» **RECORDED INFORMATION**
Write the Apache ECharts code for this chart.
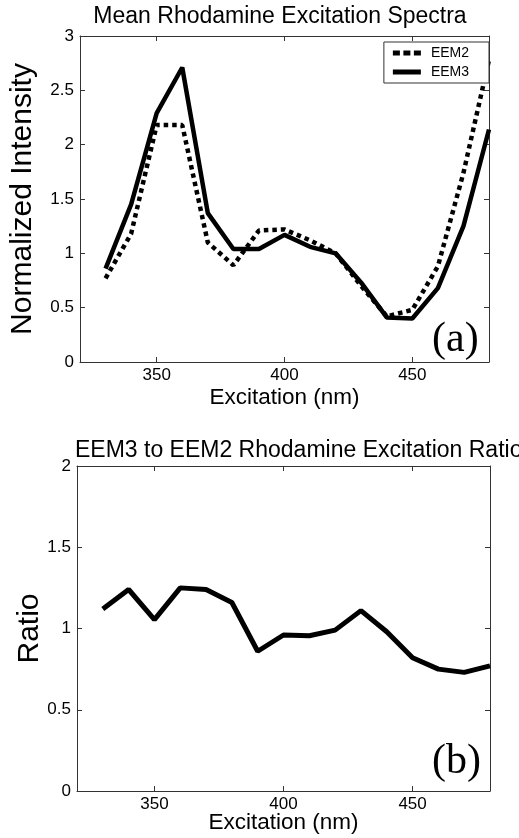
<!DOCTYPE html>
<html>
<head>
<meta charset="utf-8">
<script src="https://cdn.jsdelivr.net/npm/echarts@6/dist/echarts.min.js"></script>
<style>
html,body{margin:0;padding:0;background:#fff;}
#chart{width:519px;height:838px;}
</style>
</head>
<body>
<div id="chart"></div>
<script>
// Data
var excitation = [330, 340, 350, 360, 370, 380, 390, 400, 410, 420, 430, 440, 450, 460, 470, 480];
var eem2 = [0.77, 1.18, 2.18, 2.18, 1.10, 0.89, 1.21, 1.22, 1.12, 1.00, 0.70, 0.42, 0.48, 0.88, 1.74, 2.78];
var eem3 = [0.86, 1.45, 2.29, 2.71, 1.37, 1.04, 1.04, 1.17, 1.06, 1.00, 0.73, 0.41, 0.40, 0.68, 1.25, 2.14];
var ratio = [1.12, 1.24, 1.055, 1.25, 1.24, 1.16, 0.86, 0.96, 0.955, 0.99, 1.11, 0.98, 0.82, 0.75, 0.73, 0.77];
var xTicks = [350, 400, 450];

function pairs(xs, ys) { return xs.map(function (x, i) { return [x, ys[i]]; }); }

var FONT = 'Liberation Sans, Arial, Helvetica, sans-serif';
var AXC = '#333';

function xAx(grid, pos, showLabel, name, nameGap) {
  return {
    type: 'value', gridIndex: grid, position: pos, min: 320, max: 480,
    name: name || '', nameLocation: 'middle', nameGap: nameGap || 0, nameMoveOverlap: false,
    nameTextStyle: { fontFamily: FONT, fontSize: 22.5, color: '#000' },
    axisLine: { show: true, onZero: false, lineStyle: { color: AXC, width: 1 } },
    axisTick: { show: true, inside: true, length: 5, customValues: xTicks, lineStyle: { color: AXC } },
    axisLabel: { show: showLabel, customValues: xTicks, fontFamily: FONT, fontSize: 17, color: '#000', margin: 5 },
    splitLine: { show: false }
  };
}
function yAx(grid, pos, showLabel, max, name, nameGap) {
  return {
    type: 'value', gridIndex: grid, position: pos, min: 0, max: max, interval: 0.5,
    name: name || '', nameLocation: 'middle', nameGap: nameGap || 0, nameMoveOverlap: false,
    nameTextStyle: { fontFamily: FONT, fontSize: 30, color: '#000' },
    axisLine: { show: true, onZero: false, lineStyle: { color: AXC, width: 1 } },
    axisTick: { show: true, inside: true, length: 5, lineStyle: { color: AXC } },
    axisLabel: { show: showLabel, fontFamily: FONT, fontSize: 17, color: '#000', margin: 6 },
    splitLine: { show: false }
  };
}

var dottedIcon = 'path://M0,0h7v5h-7z M10.5,0h7v5h-7z M21,0h7v5h-7z';
var solidIcon = 'path://M0,0h28v5h-28z';

var chart = echarts.init(document.getElementById('chart'), null, { renderer: 'canvas' });
chart.setOption({
  animation: false,
  backgroundColor: '#fff',
  title: [
    { text: 'Mean Rhodamine Excitation Spectra', left: 280, top: 5, textAlign: 'center', padding: 0,
      textStyle: { fontFamily: FONT, fontSize: 23, fontWeight: 'normal', color: '#000' } },
    { text: 'EEM3 to EEM2 Rhodamine Excitation Ratio', left: 75, top: 439, padding: 0,
      textStyle: { fontFamily: FONT, fontSize: 23, fontWeight: 'normal', color: '#000' } }
  ],
  legend: {
    data: [{ name: 'EEM2', icon: dottedIcon }, { name: 'EEM3', icon: solidIcon }],
    orient: 'vertical', right: 30, top: 42,
    itemWidth: 28, itemHeight: 5, itemGap: 3, padding: [3, 20, 3, 9],
    borderColor: '#333', borderWidth: 1, backgroundColor: '#fff',
    itemStyle: { color: '#000', borderWidth: 0 },
    lineStyle: { width: 0 },
    textStyle: { fontFamily: FONT, fontSize: 14, color: '#000', padding: [0, 0, 0, 5], lineHeight: 16 }
  },
  grid: [
    { left: 76, top: 36, width: 413, height: 326 },
    { left: 77, top: 466, width: 413, height: 325 }
  ],
  xAxis: [
    xAx(0, 'bottom', true, 'Excitation (nm)', 24),
    xAx(0, 'top', false),
    xAx(1, 'bottom', true, 'Excitation (nm)', 20),
    xAx(1, 'top', false)
  ],
  yAxis: [
    yAx(0, 'left', true, 3, 'Normalized Intensity', 42),
    yAx(0, 'right', false, 3),
    yAx(1, 'left', true, 2, 'Ratio', 32),
    yAx(1, 'right', false, 2)
  ],
  series: [
    { name: 'EEM2', type: 'line', xAxisIndex: 0, yAxisIndex: 0, data: pairs(excitation, eem2),
      symbol: 'none', lineStyle: { color: '#000', width: 4.5, type: [4.5, 4], cap: 'butt' }, itemStyle: { color: '#000' } },
    { name: 'EEM3', type: 'line', xAxisIndex: 0, yAxisIndex: 0, data: pairs(excitation, eem3),
      symbol: 'none', lineStyle: { color: '#000', width: 4.5 }, itemStyle: { color: '#000' } },
    { name: 'Ratio', type: 'line', xAxisIndex: 2, yAxisIndex: 2, data: pairs(excitation, ratio),
      symbol: 'none', lineStyle: { color: '#000', width: 5 }, itemStyle: { color: '#000' } }
  ],
  graphic: [
    { type: 'text', left: 432, top: 319, z: 100,
      style: { text: '(a)', fontFamily: 'Liberation Serif, Times New Roman, serif', fontSize: 42, fill: '#000' } },
    { type: 'text', left: 432, top: 741, z: 100,
      style: { text: '(b)', fontFamily: 'Liberation Serif, Times New Roman, serif', fontSize: 42, fill: '#000' } }
  ]
});
</script>
</body>
</html>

» **TASK DIRECTIONS**
Write out again exactly the lines from the start of the data above through the line containing "var AXC = '#333';", inclusive, excluding any pictures.

» **OUTPUT OF THE TASK**
Write the Apache ECharts code for this chart.
<!DOCTYPE html>
<html>
<head>
<meta charset="utf-8">
<script src="https://cdn.jsdelivr.net/npm/echarts@6/dist/echarts.min.js"></script>
<style>
html,body{margin:0;padding:0;background:#fff;}
#chart{width:519px;height:838px;}
</style>
</head>
<body>
<div id="chart"></div>
<script>
// Data
var excitation = [330, 340, 350, 360, 370, 380, 390, 400, 410, 420, 430, 440, 450, 460, 470, 480];
var eem2 = [0.77, 1.18, 2.18, 2.18, 1.10, 0.89, 1.21, 1.22, 1.12, 1.00, 0.70, 0.42, 0.48, 0.88, 1.74, 2.78];
var eem3 = [0.86, 1.45, 2.29, 2.71, 1.37, 1.04, 1.04, 1.17, 1.06, 1.00, 0.73, 0.41, 0.40, 0.68, 1.25, 2.14];
var ratio = [1.12, 1.24, 1.055, 1.25, 1.24, 1.16, 0.86, 0.96, 0.955, 0.99, 1.11, 0.98, 0.82, 0.75, 0.73, 0.77];
var xTicks = [350, 400, 450];

function pairs(xs, ys) { return xs.map(function (x, i) { return [x, ys[i]]; }); }

var FONT = 'Liberation Sans, Arial, Helvetica, sans-serif';
var AXC = '#333';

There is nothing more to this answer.